If you only allow yourself two-and-a-half years to repair the damage, then you are only looking at the short term, “while what’s needed is a long-term approach”. Most importantly, the teacher shortage must be addressed, as must the decline in reading skills.
The Ministry of Education is actually aware of this, an article in NRC Handelsblad revealed this week. The Ministry wanted more time to rectify the shortage of teachers. From documents, email exchanges and WhatsApp messages that the newspaper obtained, it seems the Ministry had wanted to take until the year 2028 for recovery. Under pressure from the Ministry of Finance (“We believe that a period of this length cannot really be the ambition”), the term was reduced to 2.5 years.
According to the Ministry of Finance, the Ministry of Education’s original plan did not communicate enough urgency and creativity. The Education Ministry should take more control and not be so ready to listen to complaints from the educational sector. Thus, for example, you could extend the school year by sixteen weeks and have the new school year start after the Christmas holidays, which would allow all students to catch up on missed schoolwork.

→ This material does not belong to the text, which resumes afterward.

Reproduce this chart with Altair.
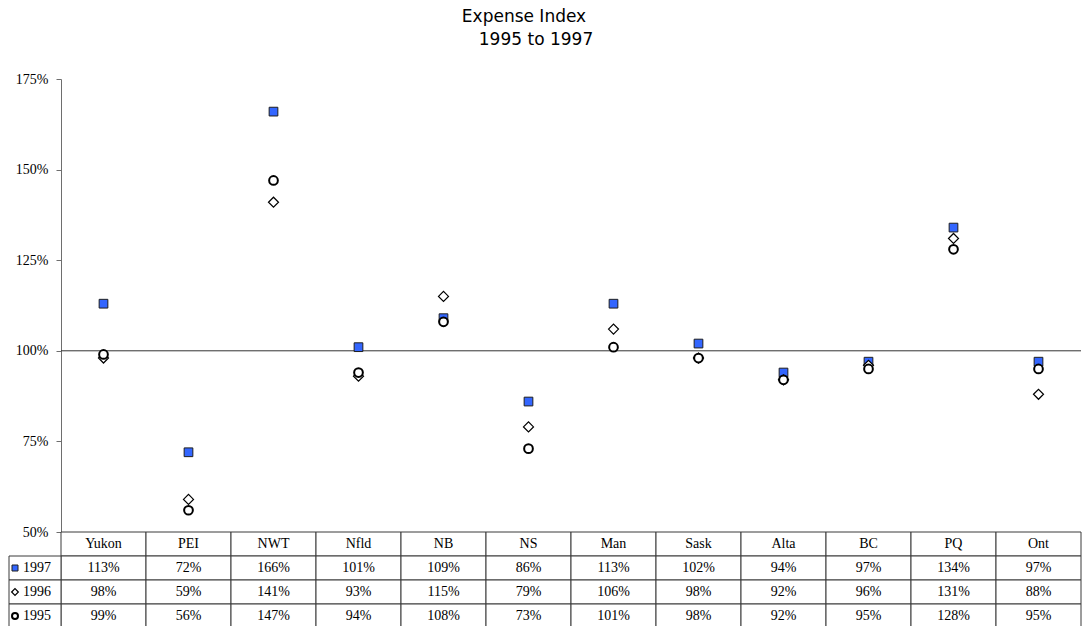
import altair as alt
import pandas as pd

# Provinces / territories in table order
provinces = ["Yukon", "PEI", "NWT", "Nfld", "NB", "NS", "Man", "Sask", "Alta", "BC", "PQ", "Ont"]
years = ["1997", "1996", "1995"]

# Expense index by year, in percent
idx_1997 = [113, 72, 166, 101, 109, 86, 113, 102, 94, 97, 134, 97]
idx_1996 = [98, 59, 141, 93, 115, 79, 106, 98, 92, 96, 131, 88]
idx_1995 = [99, 56, 147, 94, 108, 73, 101, 98, 92, 95, 128, 95]

y_ticks = [0.50, 0.75, 1.00, 1.25, 1.50, 1.75]
reference_level = [1.00]
title_lines = ["Expense Index", "1995 to 1997"]

series = {"1997": idx_1997, "1996": idx_1996, "1995": idx_1995}

# Long table used for both the markers and the data table
records = []
for yr in years:
    for prov, v in zip(provinces, series[yr]):
        records.append({"province": prov, "year": yr, "value": v / 100.0, "label": f"{v}%"})
df = pd.DataFrame(records)

rows = ["header"] + years
table_records = [{"province": p, "row": "header", "label": p} for p in provinces]
table_records += [{"province": r["province"], "row": r["year"], "label": r["label"]} for r in records]
table_df = pd.DataFrame(table_records)
legend_df = pd.DataFrame({"row": years, "year": years})

PLOT_W = 1020
PLOT_H = 453
TABLE_H = 96
SERIF = "Liberation Serif"
LINE = "#3a3a3a"

marker_style = {
    "1997": dict(shape="square", fill="#3366FF", stroke="#1e1e1e", strokeWidth=1),
    "1996": dict(shape="diamond", fill="white", stroke="black", strokeWidth=1.2),
    "1995": dict(shape="circle", fill="white", stroke="black", strokeWidth=2),
}
plot_size = {"1997": 76, "1996": 100, "1995": 76}
key_size = {"1997": 36, "1996": 45, "1995": 36}

x_enc = alt.X(
    "province:N", sort=provinces,
    scale=alt.Scale(domain=provinces, paddingInner=0, paddingOuter=0), axis=None,
)
y_enc = alt.Y(
    "value:Q",
    scale=alt.Scale(domain=[0.5, 1.75], nice=False, zero=False),
    axis=alt.Axis(
        values=y_ticks, format=".0%", title=None, grid=False,
        domainColor="#6e6e6e", tickColor="#6e6e6e", tickSize=5,
        labelFont=SERIF, labelFontSize=14, labelColor="black",
        labelPadding=8, labelFlush=False,
    ),
)

ref_rule = alt.Chart(pd.DataFrame({"ref": reference_level})).mark_rule(
    color="#333333", strokeWidth=1
).encode(y=alt.Y("ref:Q"))

marker_layers = [
    alt.Chart(df).transform_filter(alt.datum.year == yr).mark_point(
        filled=True, opacity=1, size=plot_size[yr], **marker_style[yr]
    ).encode(x=x_enc, y=y_enc)
    for yr in years
]

# Two-line heading above the plot
heading = [
    alt.Chart(pd.DataFrame({"t": [line]})).mark_text(
        font="DejaVu Sans", fontSize=17, color="black", align="center", baseline="alphabetic"
    ).encode(x=alt.value(xc), y=alt.value(yb), text="t:N")
    for line, xc, yb in zip(title_lines, [463, 475], [-57, -34])
]

top = alt.layer(ref_rule, *marker_layers, *heading).properties(width=PLOT_W, height=PLOT_H)

# Data table under the plot
row_enc = alt.Y("row:N", sort=rows, scale=alt.Scale(domain=rows, paddingInner=0, paddingOuter=0), axis=None)

cells = alt.Chart(table_df).mark_rect(fill="white", stroke=LINE, strokeWidth=1).encode(x=x_enc, y=row_enc)
cell_text = alt.Chart(table_df).mark_text(font=SERIF, fontSize=14, color="black").encode(
    x=x_enc, y=row_enc, text="label:N"
)

key_cells = alt.Chart(legend_df).mark_rect(fill="white", stroke=LINE, strokeWidth=1).encode(
    x=alt.value(-52), x2=alt.value(0), y=row_enc
)
key_symbols = [
    alt.Chart(legend_df).transform_filter(alt.datum.year == yr).mark_point(
        filled=True, opacity=1, size=key_size[yr], **marker_style[yr]
    ).encode(x=alt.value(-46), y=row_enc)
    for yr in years
]
key_text = alt.Chart(legend_df).mark_text(font=SERIF, fontSize=14, color="black", align="left").encode(
    x=alt.value(-38), y=row_enc, text="year:N"
)

bottom = alt.layer(cells, cell_text, key_cells, *key_symbols, key_text).properties(
    width=PLOT_W, height=TABLE_H
)

chart = alt.vconcat(top, bottom, spacing=0, bounds="flush").properties(
    padding={"left": 8, "top": 8, "right": 0, "bottom": 0},
).configure_view(stroke=None)

chart.save("out.html", embed_options={"renderer": "svg", "actions": False})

But this did not seem feasible to the officials at the Ministry of Education. They did try to impress upon schools that they should make use of scientifically proven effective interventions, like summer school and tutoring.

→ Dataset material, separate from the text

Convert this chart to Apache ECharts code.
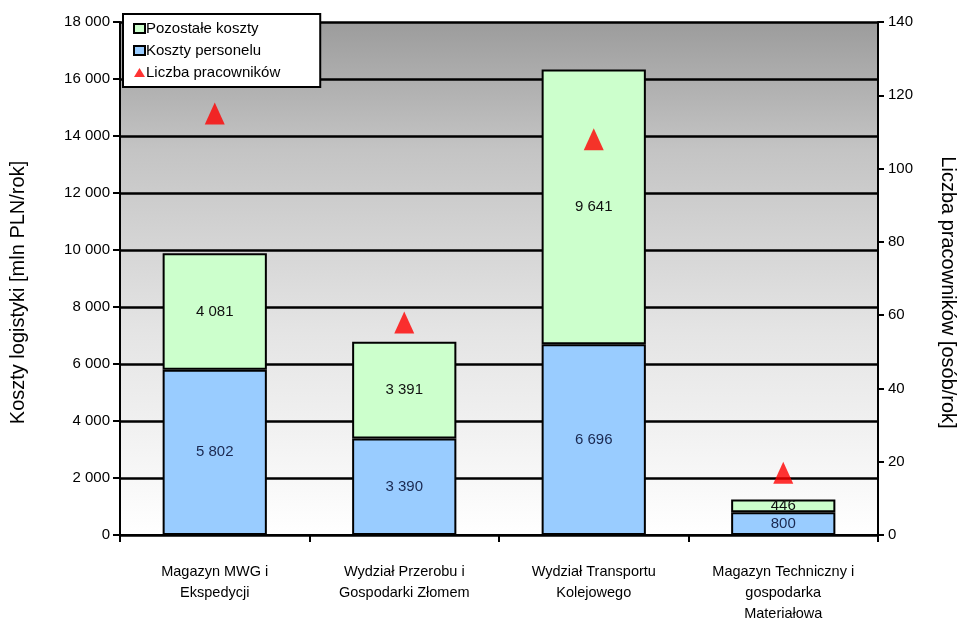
<!DOCTYPE html>
<html><head><meta charset="utf-8">
<script src="https://cdn.jsdelivr.net/npm/echarts@6/dist/echarts.min.js"></script>
<style>html,body{margin:0;padding:0;background:#fff}#c{width:961px;height:632px}</style>
</head><body><div id="c"></div>
<script>
const categories = ['Magazyn MWG i\nEkspedycji', 'Wydział Przerobu i\nGospodarki Złomem', 'Wydział Transportu\nKolejowego', 'Magazyn Techniczny i\ngospodarka\nMateriałowa'];
const personnelCosts = [5802, 3390, 6696, 800];
const otherCosts = [4081, 3391, 9641, 446];
const employees = [115, 58, 108, 17];
const leftTicks = [0, 18000, 2000];
const rightTicks = [0, 140, 20];

const FONT = '"Liberation Sans Narrow", "Liberation Sans", Arial, sans-serif';
const fmt = v => String(v).replace(/\B(?=(\d{3})+(?!\d))/g, ' ');

const chart = echarts.init(document.getElementById('c'));
chart.setOption({
  animation: false,
  textStyle: {fontFamily: FONT},
  grid: {left: 120, right: 83, top: 22, bottom: 97, show: true, borderWidth: 0, outerBoundsMode: 'none', containLabel: false,
    backgroundColor: new echarts.graphic.LinearGradient(0, 0, 0, 1, [
      {offset: 0, color: '#9c9c9c'}, {offset: 0.25, color: '#c4c4c4'}, {offset: 0.6, color: '#e4e4e4'}, {offset: 1, color: '#ffffff'}])},
  legend: {
    orient: 'vertical', left: 123, top: 14, width: 197, padding: [7, 40, 7, 10],
    backgroundColor: '#fff', borderColor: '#000', borderWidth: 2, itemGap: 7,
    itemWidth: 11, itemHeight: 9,
    textStyle: {fontFamily: FONT, fontSize: 15, color: '#000', padding: [0, 0, 0, -4]},
    data: [
      {name: 'Pozostałe koszty', icon: 'rect', itemStyle: {color: '#ccffcc', borderColor: '#000', borderWidth: 2}},
      {name: 'Koszty personelu', icon: 'rect', itemStyle: {color: '#99ccff', borderColor: '#000', borderWidth: 2}},
      {name: 'Liczba pracowników', icon: 'triangle', itemStyle: {color: '#ff0000'}}
    ]
  },
  xAxis: {
    type: 'category', data: categories,
    axisLine: {lineStyle: {color: '#000', width: 2}},
    axisTick: {show: true, length: 7, interval: 0, lineStyle: {color: '#000', width: 2}},
    axisLabel: {interval: 0, fontSize: 14.5, color: '#000', margin: 26, lineHeight: 21, fontFamily: FONT}
  },
  yAxis: [
    {type: 'value', min: leftTicks[0], max: leftTicks[1], interval: leftTicks[2],
     name: 'Koszty logistyki [mln PLN/rok]', nameLocation: 'middle', nameGap: 92, nameRotate: 90,
     nameTextStyle: {fontSize: 20, color: '#000', fontFamily: FONT, padding: [0, 0, 0, -28]},
     axisLine: {show: true, lineStyle: {color: '#000', width: 2}},
     axisTick: {show: true, length: 7, lineStyle: {color: '#000', width: 2}},
     axisLabel: {fontSize: 15, color: '#000', margin: 10, formatter: v => fmt(v)},
     splitLine: {show: true, lineStyle: {color: '#000', width: 2.5}}},
    {type: 'value', min: rightTicks[0], max: rightTicks[1], interval: rightTicks[2],
     name: 'Liczba pracowników [osób/rok]', nameLocation: 'middle', nameGap: 60, nameRotate: -90,
     nameTextStyle: {fontSize: 20, color: '#000', fontFamily: FONT, padding: [0, 0, 0, 28]},
     axisLine: {show: true, lineStyle: {color: '#000', width: 2}},
     axisTick: {show: true, length: 6, lineStyle: {color: '#000', width: 2}},
     axisLabel: {fontSize: 15, color: '#000', margin: 10},
     splitLine: {show: false}}
  ],
  series: [
    {name: 'Koszty personelu', type: 'bar', stack: 'c', data: personnelCosts, barWidth: '55%',
     itemStyle: {color: '#99ccff', borderColor: '#000', borderWidth: 2},
     label: {show: true, position: 'inside', fontSize: 15, color: '#1a2850', fontFamily: FONT, formatter: p => fmt(p.value)}},
    {name: 'Pozostałe koszty', type: 'bar', stack: 'c', data: otherCosts, barWidth: '55%',
     itemStyle: {color: '#ccffcc', borderColor: '#000', borderWidth: 2},
     label: {show: true, position: 'inside', fontSize: 15, color: '#111', fontFamily: FONT, formatter: p => fmt(p.value)}},
    {name: 'Liczba pracowników', type: 'scatter', yAxisIndex: 1, data: employees, symbol: 'triangle', symbolSize: [20, 22],
     itemStyle: {color: '#ff0000'}, z: 5}
  ]
});
</script></body></html>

This is also highly promoted by the Education Council — and not just for the crisis period. The government should invest in teachers’ knowledge, is one of their recommendations. “It’s important that research findings are used and that schools learn from each other.”
Will politicians listen to these recommendations? We’ll only know when the next government releases its coalition agreement, and we might have to wait a while before that is ready. Negotiations seem to have hit an absolute roadblock.